Know, o listener, that we return to an age undreamed of, to tread the jeweled thrones of the Earth under our sandalled feet with returning guest and musician, Sean Duncan, to talk about the much-maligned epic fantasy sequel, Conan the Destroyer.

Conan of Cimmeria, now living as a vagabond thief, is hired by the Queen Tamaris to escort her niece, Princess Jehnna, on a secret mission to obtain a magical jewel. Unbeknownst to Conan, the Queen has also tasked the princess’ bodyguard with killing Conan once the mission is complete, and plans to sacrifice her niece to awaken an slumbering elder god.

Fun Size Episode 26 – A Continuity Gumbo of Nonsense

While Casey has to run upstairs and be a dad, Mike continues his talk with Joe Preti and Tobiah Panshin for a full-throated bitch-sesh about the state of the comic book industry. From Marvel and DC’s refusal to change its accessibility, sales methods and whether its time to give up the ghost of the monthly issue, we wonder if the current superhero output from those two great companies just isn’t for us anymore.

And is DC Comics secretly a doomsday cult trying to provoke Alan Moore into ending the world?

Plus, we talk about cartoon voice actors and try to make heads or tails out of the design of K.I.T.T. from Knight Rider.

Episode 33 – Akira

“KANEDAAAAAA!!!” “TESTUOOOO!!!”

We’ve returned with a long-awaited panel episode! This time, we’re popping some capsules and tearing our motorcycles through the ruins of Neo-Tokyo with Tobiah Panshin and Joe Preti of the View from the Gutters comic book podcast. We’re digging into Katsuhiro Otomo’s groundbreaking 1980s apocalyptic manga epic about psychokinetic powers and mass destruction, Akira.

From its serialized origins in the Japanese Young Magazine to the pioneering animated film, this is a seminal masterpiece of explosions, body horror, secret military programs, and disaffected youth, and it’s cast a long shadow over all of modern popular culture.

Music: 
“Kaneda” from Akira (1988) by Geinoh Yamashirogumi

 

Fun Size Episode 25 – Fuck You, It’s Hitler!

We continue our chat with friend Patrick Johnson to chat about some actor faces’ leave them with little choice but to be cast as villains, and how sometimes playing against type can be great.

We debate the merits of the new Duncan Jones Netflix feature, Mute. And then, we take a critical look at the new Bruce Willis-helmed Death Wish remake, and why this probably isn’t the best time to release it.

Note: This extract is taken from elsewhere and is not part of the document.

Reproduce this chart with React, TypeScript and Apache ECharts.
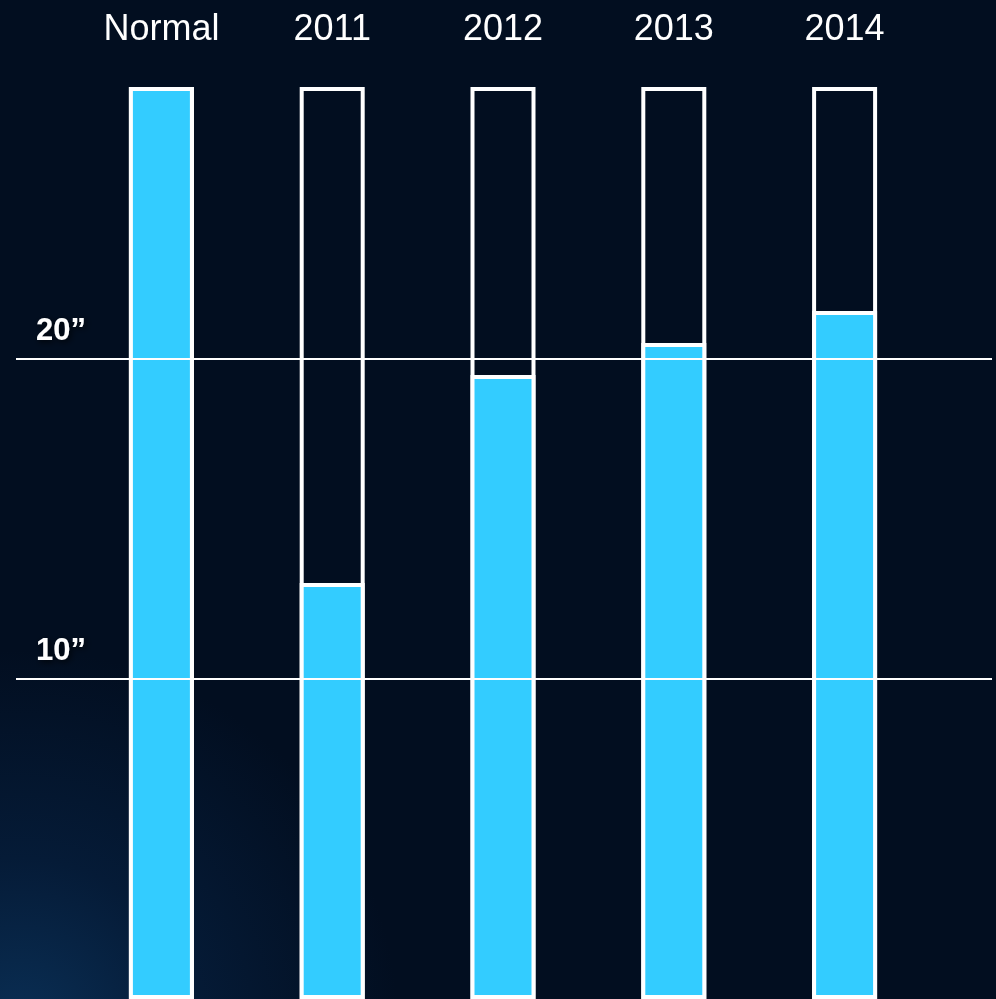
import React, { useEffect, useRef } from "react";
import * as echarts from "echarts";

const categories = ["Normal", "2011", "2012", "2013", "2014"];
const capacityValues = [28.5, 28.5, 28.5, 28.5, 28.5];
const filledValues = [28.5, 13, 19.5, 20.5, 21.5];
const yMax = 28.5;
const yInterval = 10;

const FONT = "'Liberation Sans', Arial, sans-serif";

export default function App() {
  const ref = useRef<HTMLDivElement>(null);
  useEffect(() => {
    if (!ref.current) return;
    const chart = echarts.init(ref.current, null, { renderer: "svg" });
    chart.setOption({
      animation: false,
      backgroundColor: {
        type: "radial",
        x: 0.02,
        y: 1.03,
        r: 0.38,
        colorStops: [
          { offset: 0, color: "#0a2f55" },
          { offset: 0.45, color: "#051b37" },
          { offset: 1, color: "#020e20" },
        ],
      },
      grid: [
        { left: 76, right: 66, top: 87, bottom: 0 },
        { left: 16, right: 4, top: 87, bottom: 0 },
      ],
      xAxis: [
        {
          type: "category",
          gridIndex: 0,
          data: categories,
          position: "top",
          axisLine: { show: false },
          axisTick: { show: false },
          axisLabel: {
            color: "#ffffff",
            fontSize: 36,
            fontFamily: FONT,
            margin: 42,
          },
        },
        {
          type: "category",
          gridIndex: 1,
          data: [""],
          show: false,
        },
      ],
      yAxis: [
        {
          type: "value",
          gridIndex: 0,
          min: 0,
          max: yMax,
          interval: yInterval,
          show: false,
          splitLine: { show: false },
        },
        {
          type: "value",
          gridIndex: 1,
          min: 0,
          max: yMax,
          interval: yInterval,
          z: 10,
          axisLine: { show: false },
          axisTick: { show: false },
          splitLine: {
            show: true,
            showMinLine: false,
            showMaxLine: false,
            lineStyle: { color: "#ffffff", width: 2 },
          },
          axisLabel: {
            inside: true,
            margin: 20,
            showMinLabel: false,
            showMaxLabel: false,
            color: "#ffffff",
            fontSize: 31,
            fontWeight: "bold",
            fontFamily: FONT,
            verticalAlign: "bottom",
            padding: [0, 0, 14, 0],
            textShadowColor: "rgba(0,0,0,0.8)",
            textShadowBlur: 6,
            textShadowOffsetX: 2,
            textShadowOffsetY: 2,
            formatter: (v: number) =>
              v === 0 || v === yMax ? "" : `${v}\u201D`,
          },
        },
      ],
      series: [
        {
          type: "bar",
          xAxisIndex: 0,
          yAxisIndex: 0,
          data: capacityValues,
          barWidth: 65,
          barGap: "-100%",
          itemStyle: {
            color: "rgba(0,0,0,0)",
            borderColor: "#ffffff",
            borderWidth: 4,
          },
          z: 3,
        },
        {
          type: "bar",
          xAxisIndex: 0,
          yAxisIndex: 0,
          data: filledValues,
          barWidth: 65,
          barGap: "-100%",
          itemStyle: {
            color: "#33ccff",
            borderColor: "#ffffff",
            borderWidth: 4,
          },
          z: 4,
        },
      ],
    });
    return () => chart.dispose();
  }, []);
  return (
    <div
      ref={ref}
      style={{ position: "fixed", left: 0, top: 0, width: 996, height: 999 }}
    />
  );
}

And finally, we are puzzled by the weird surge of conservative media voices and fans being horribly offended by what they see as the unfair treatment of Nazis, the KKK and racist characters as villains in popular entertainment. Our hot take? Nazis are fucking assholes.

Podcasta la Vista, Baby! Episode 14 – Red Heat

Moscow’s toughest detective. Chicago’s craziest cop. There’s only one thing worse than making them mad. Making them partners.

It’s time to feed our parakeet and reacquaint ourselves with Miranda laws — even if the Soviet method is more economical — because it’s time to go back to the decade where Schwarzenegger reigned supreme: the 1980s. We’re joined by our friend Patrick Johnson to dive into a Cold War buddy cop action/comedy: Red Heat.

Soviet supercop Ivan Danko lands in Chicago to extradite Viktor “Rosta” Rostavili, the Russian drug lord who killed his partner. But after a bloody escape, Danko must join forces with Detective Art Ridzik, a crude and reckless American cop, to bring down Viktor and avenge both of their partners.